How many lines in the entries below contain "that"? Answer with the number only.

(Figure scripts)
☆ ☆ ☆ ☆ ☆

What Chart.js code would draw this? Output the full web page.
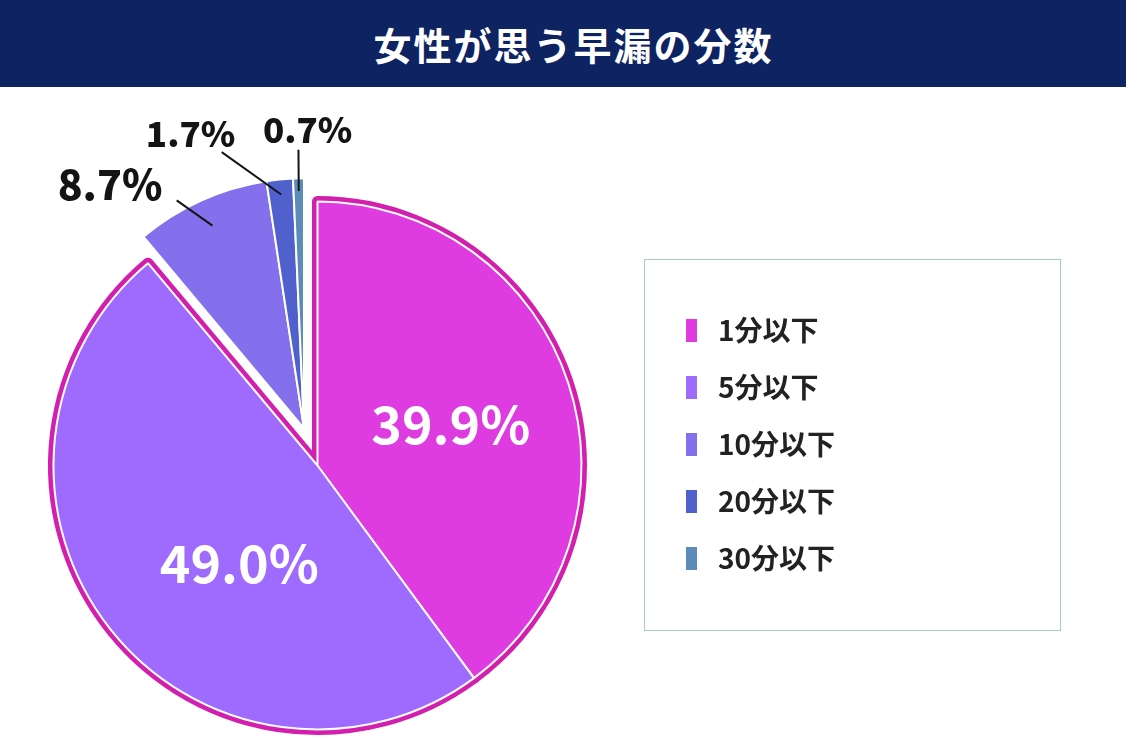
<!DOCTYPE html>
<html><head><meta charset="utf-8">
<script src="https://cdn.jsdelivr.net/npm/chart.js@4.4.0/dist/chart.umd.min.js"></script>
<style>
html,body{margin:0;padding:0;background:#fff;width:1126px;height:755px;overflow:hidden;font-family:"Noto Sans CJK JP",sans-serif;}
#title{position:absolute;left:0;top:0;width:1105px;padding-left:21px;height:87px;background:#0e2361;color:#fff;font-weight:bold;font-size:38px;line-height:87px;text-align:center;letter-spacing:2px;}
#wrap{position:absolute;left:-15px;top:87px;width:1141px;height:668px;}
#legendFrame{position:absolute;left:644px;top:259px;width:415px;height:370px;border:1px solid #a8caca;}
</style></head>
<body>
<div id="title">女性が思う早漏の分数</div>
<div id="legendFrame"></div>
<div id="wrap"><canvas id="c" width="1141" height="668"></canvas></div>
<script>
// ---- data ----
const categories = ['1分以下', '5分以下', '10分以下', '20分以下', '30分以下'];
const values = [39.9, 49.0, 8.7, 1.7, 0.7];
const valueLabels = ['39.9%', '49.0%', '8.7%', '1.7%', '0.7%'];

// ---- styles ----
const sliceColors = ['#de3ce0', '#9e6bfe', '#8470ec', '#5060cc', '#5b8bb8'];
const outlineColor = '#d21fae';
const highlighted = [true, true, false, false, false];
const mainRadius = 264;
const smallRadius = 250;
const groupShift = 39.5;
// label placement: angle fraction within slice, radius fraction, line offset, text offset
const labelStyle = [
  {inside: true, af: 0.508, rf: 0.528, size: 52, color: '#ffffff', weight: 'bold'},
  {inside: true, af: 0.426, rf: 0.473, size: 52, color: '#ffffff', weight: 'bold'},
  {inside: false, af: 0.5, rf: 0.89, line: [-35.7, -25.2], text: [-102.4, -40.7], size: 41, color: '#141414', weight: '900'},
  {inside: false, af: 0.5, rf: 0.94, line: [-59.4, -42.4], text: [-90.6, -60.4], size: 35, color: '#141414', weight: '900'},
  {inside: false, af: 0.5, rf: 0.95, line: [-0.3, -41.3], text: [8.9, -61.6], size: 35, color: '#141414', weight: '900'}
];
const FONT = '"Noto Sans CJK JP", "Noto Sans", sans-serif';

function swatch(color) {
  const c = document.createElement('canvas');
  c.width = 11; c.height = 23;
  const g = c.getContext('2d');
  g.fillStyle = color; g.fillRect(0, 0, 11, 23);
  return c;
}

const groupPlugin = {
  id: 'groupPlugin',
  afterDatasetsUpdate(chart) {
    const arcs = chart.getDatasetMeta(0).data;
    const small = arcs.filter((a, i) => !highlighted[i]);
    if (!small.length) return;
    const mid = (small[0].startAngle + small[small.length - 1].endAngle) / 2;
    const dx = Math.cos(mid) * groupShift, dy = Math.sin(mid) * groupShift;
    arcs.forEach((a, i) => {
      if (!highlighted[i]) { a.x += dx; a.y += dy; a.outerRadius = smallRadius; }
    });
  },
  beforeDatasetsDraw(chart) {
    const ctx = chart.ctx;
    const arcs = chart.getDatasetMeta(0).data;
    ctx.save();
    ctx.strokeStyle = outlineColor;
    ctx.lineWidth = 11;
    ctx.lineJoin = 'round';
    arcs.forEach((a, i) => {
      if (!highlighted[i]) return;
      ctx.beginPath();
      ctx.moveTo(a.x, a.y);
      ctx.arc(a.x, a.y, a.outerRadius, a.startAngle, a.endAngle);
      ctx.closePath();
      ctx.stroke();
    });
    ctx.restore();
  },
  afterDatasetsDraw(chart) {
    const ctx = chart.ctx;
    const arcs = chart.getDatasetMeta(0).data;
    ctx.save();
    ctx.textAlign = 'center';
    ctx.textBaseline = 'middle';
    arcs.forEach((a, i) => {
      const s = labelStyle[i];
      const ang = a.startAngle + s.af * (a.endAngle - a.startAngle);
      const r = s.rf * a.outerRadius;
      const ax = a.x + Math.cos(ang) * r, ay = a.y + Math.sin(ang) * r;
      ctx.font = s.weight + ' ' + s.size + 'px ' + FONT;
      ctx.fillStyle = s.color;
      if (s.inside) {
        ctx.fillText(valueLabels[i], ax, ay);
      } else {
        ctx.strokeStyle = '#141414';
        ctx.lineWidth = 2;
        ctx.beginPath();
        ctx.moveTo(ax + s.line[0], ay + s.line[1]);
        ctx.lineTo(ax, ay);
        ctx.stroke();
        ctx.fillText(valueLabels[i], ax + s.text[0], ay + s.text[1]);
      }
    });
    ctx.restore();
  }
};

new Chart(document.getElementById('c'), {
  type: 'pie',
  data: {
    labels: categories,
    datasets: [{
      data: values,
      backgroundColor: sliceColors,
      borderColor: '#ffffff',
      borderWidth: 2,
      radius: mainRadius,
      clip: false
    }]
  },
  options: {
    responsive: false,
    devicePixelRatio: 1,
    animation: false,
    events: [],
    layout: {padding: {left: 0, top: 200.5, bottom: 111.5, right: 281}},
    plugins: {
      tooltip: {enabled: false},
      title: {display: false},
      legend: {
        display: true,
        position: 'right',
        align: 'start',
        labels: {
          usePointStyle: true,
          pointStyleWidth: 25,
          padding: 29,
          color: '#222222',
          font: {family: FONT, size: 28, weight: 'bold'},
          generateLabels(chart) {
            return chart.data.labels.map((t, i) => ({
              text: t,
              fillStyle: sliceColors[i],
              strokeStyle: sliceColors[i],
              lineWidth: 0,
              pointStyle: swatch(sliceColors[i]),
              hidden: false,
              index: i,
              fontColor: '#222222'
            }));
          }
        }
      }
    }
  },
  plugins: [groupPlugin]
});
</script>
</body></html>
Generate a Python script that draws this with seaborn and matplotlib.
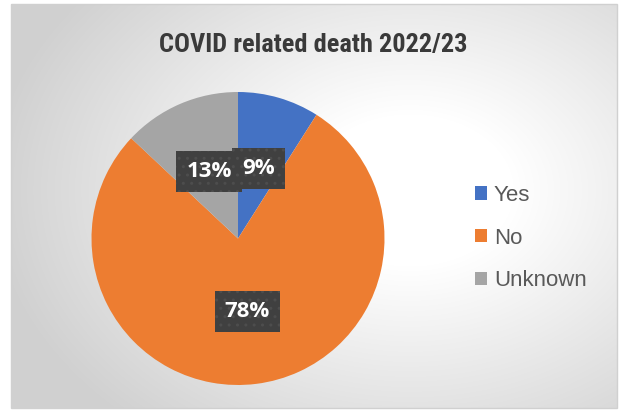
import numpy as np
import matplotlib
matplotlib.use("Agg")
import matplotlib.pyplot as plt
from matplotlib.colors import LinearSegmentedColormap
from matplotlib.patches import Rectangle
from matplotlib import font_manager
import seaborn as sns

# Data
categories = ["Yes", "No", "Unknown"]
shares = [9, 78, 13]
slice_colors = ["#4472C4", "#ED7D31", "#A5A5A5"]
title = "COVID related death 2022/23"

sns.set_theme(style="white")
palette = sns.color_palette(slice_colors)

W, H = 621, 415
fig = plt.figure(figsize=(W / 100, H / 100), dpi=100)
fig.patch.set_facecolor("white")

# Chart area with a soft radial gradient
x0, y0, x1, y1 = 11, 4, 617, 408
bg = fig.add_axes([x0 / W, 1 - y1 / H, (x1 - x0) / W, (y1 - y0) / H])
xx, yy = np.meshgrid(np.arange(x0, x1), np.arange(y0, y1))
cx, cy = 410, 190
r = np.sqrt(((xx - cx) / 340) ** 2 + ((yy - cy) / 250) ** 2)
t = np.clip((r - 0.3) / 0.95, 0, 1)
cmap = LinearSegmentedColormap.from_list("bg", ["#ffffff", "#d0d0d0"])
bg.imshow(t, cmap=cmap, vmin=0, vmax=1, aspect="auto", interpolation="bilinear")
bg.set_axis_off()
fig.add_artist(Rectangle((x0 / W, 1 - y1 / H), (x1 - x0) / W, (y1 - y0) / H,
                         transform=fig.transFigure, fill=False,
                         edgecolor="#d0d0d0", linewidth=1.0))

# Pie
cxp, cyp, rad = 238, 238.5, 146.5
ax = fig.add_axes([(cxp - rad) / W, 1 - (cyp + rad) / H, 2 * rad / W, 2 * rad / H])
wedges, _, autotexts = ax.pie(
    shares, colors=palette, startangle=90, counterclock=False,
    autopct="%.0f%%", pctdistance=0.5, radius=1.0,
    wedgeprops=dict(linewidth=0),
    textprops=dict(color="white", fontsize=16, fontweight="bold",
                   family="Open Sans"),
)
for txt in autotexts:
    txt.set_bbox(dict(boxstyle="square,pad=0.45", facecolor="#404040",
                      edgecolor="#4d4d4d", hatch="..", linewidth=0))
ax.set_xlim(-1, 1)
ax.set_ylim(-1, 1)
ax.set_aspect("auto")
ax.set_axis_off()

# Title
names = {f.name for f in font_manager.fontManager.ttflist}
title_family = "Roboto Condensed" if "Roboto Condensed" in names else "DejaVu Sans"
fig.text(313 / W, 1 - 45 / H, title, ha="center", va="center",
         fontsize=19, fontweight="bold", color="#3a3a3a",
         family=title_family, fontstretch="condensed")

# Legend
fig.legend(wedges, categories, loc="center left",
           bbox_to_anchor=(475 / W, 1 - 238 / H), frameon=False,
           labelcolor="#595959", labelspacing=0.98,
           handlelength=0.55, handleheight=0.55, handletextpad=0.3,
           borderaxespad=0, borderpad=0,
           prop=dict(family="Liberation Sans", size=16))

fig.savefig("out.png", dpi=100)
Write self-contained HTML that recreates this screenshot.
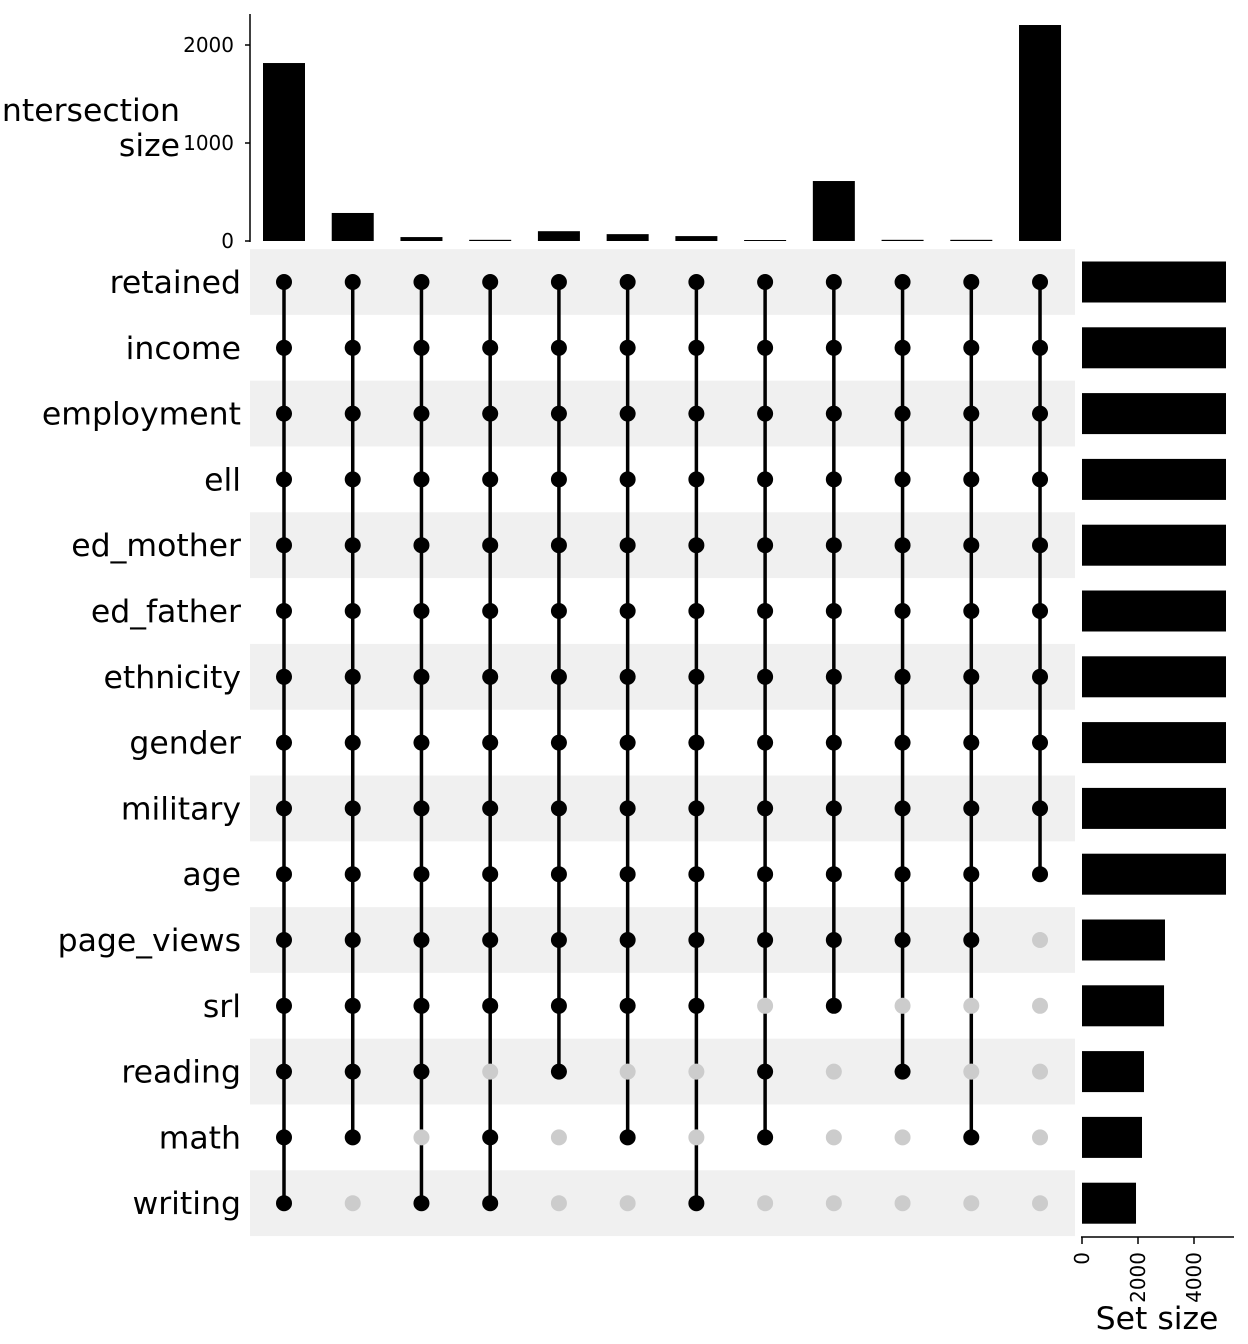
<!DOCTYPE html>
<html><head><meta charset="utf-8"><style>
html,body{margin:0;padding:0;background:#fff;}
svg{display:block;font-family:"DejaVu Sans","Liberation Sans",sans-serif;}
</style></head><body>
<svg id="chart" width="1248" height="1344" xmlns="http://www.w3.org/2000/svg"></svg>
<script>
const sets = ["retained","income","employment","ell","ed_mother","ed_father","ethnicity","gender","military","age","page_views","srl","reading","math","writing"];
const setSizes = [5143,5143,5143,5143,5143,5143,5143,5143,5143,5143,2964,2930,2214,2143,1929];
const intersectionSizes = [1816,286,40,12,100,70,50,10,612,12,12,2204];
// membership of bottom 5 sets per intersection: page_views, srl, reading, math, writing
const lowerMembership = [
 [1,1,1,1,1],[1,1,1,1,0],[1,1,1,0,1],[1,1,0,1,1],[1,1,1,0,0],[1,1,0,1,0],
 [1,1,0,0,1],[1,0,1,1,0],[1,1,0,0,0],[1,0,1,0,0],[1,0,0,1,0],[0,0,0,0,0]];
const lastAge = [1,1,1,1,1,1,1,1,1,1,1,1];
const topTicks = [0,1000,2000];
const sideTicks = [0,2000,4000];

const NS="http://www.w3.org/2000/svg";
const svg=document.getElementById('chart');
function el(tag,attrs,parent){const e=document.createElementNS(NS,tag);for(const k in attrs)e.setAttribute(k,attrs[k]);(parent||svg).appendChild(e);return e;}

const colX=i=>284+i*68.73;
const rowY=j=>282+j*65.8;
const yTop=v=>241-v*0.098;
const xSide=v=>1082+v*0.028;

for(let j=0;j<sets.length;j+=2){
  const b=el('rect',{x:250,y:rowY(j)-32.9,width:825,height:65.8,fill:'#f0f0f0'});
  
  
}
intersectionSizes.forEach((v,i)=>{
  const r=el('rect',{x:colX(i)-21,y:yTop(v),width:42,height:241-yTop(v),fill:'#000'});
  
  
});
const ax=el('line',{x1:250,y1:14,x2:250,y2:242,stroke:'#000','stroke-width':1.5});


topTicks.forEach(t=>{
  el('line',{x1:245,y1:yTop(t),x2:250,y2:yTop(t),stroke:'#000','stroke-width':1.5});
  const tx=el('text',{x:234,y:yTop(t)+7,'text-anchor':'end','font-size':20});
  tx.textContent=t;
  
  
});
const yt=el('text',{x:180,y:121,'text-anchor':'end','font-size':31.5});
yt.textContent='Intersection';


const yt2=el('text',{x:180,y:156,'text-anchor':'end','font-size':31.5});
yt2.textContent='size';



sets.forEach((s,j)=>{
  const t=el('text',{x:241,y:rowY(j)+11,'text-anchor':'end','font-size':31.5});
  t.textContent=s;
  
  
});

intersectionSizes.forEach((v,i)=>{
  const mem=[];
  for(let j=0;j<10;j++) mem.push(lastAge[i]);
  lowerMembership[i].forEach(m=>mem.push(m));
  const idx=mem.map((m,j)=>m?j:-1).filter(j=>j>=0);
  if(idx.length>1){
    const l=el('line',{x1:colX(i),y1:rowY(idx[0]),x2:colX(i),y2:rowY(idx[idx.length-1]),stroke:'#000','stroke-width':3.5});
    
    
  }
  mem.forEach((m,j)=>{
    const c=el('circle',{cx:colX(i),cy:rowY(j),r:8,fill:m?'#000':'#cccccc'});
    
    
  });
});

setSizes.forEach((v,j)=>{
  const r=el('rect',{x:1082,y:rowY(j)-20.5,width:xSide(v)-1082,height:41,fill:'#000'});
  
  
});
const sax=el('line',{x1:1081,y1:1237,x2:1234,y2:1237,stroke:'#000','stroke-width':1.5});


sideTicks.forEach(t=>{
  el('line',{x1:xSide(t),y1:1237,x2:xSide(t),y2:1244,stroke:'#000','stroke-width':1.5});
  const tx=el('text',{x:0,y:0,'text-anchor':'end','font-size':20,transform:`translate(${xSide(t)+7},1252) rotate(-90)`});
  tx.textContent=t;
  
  
});
const st=el('text',{x:1157,y:1329,'text-anchor':'middle','font-size':31.5});
st.textContent='Set size';


</script>
</body></html>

☆ ☆ ☆ ☆ ☆

#### Result of this task
2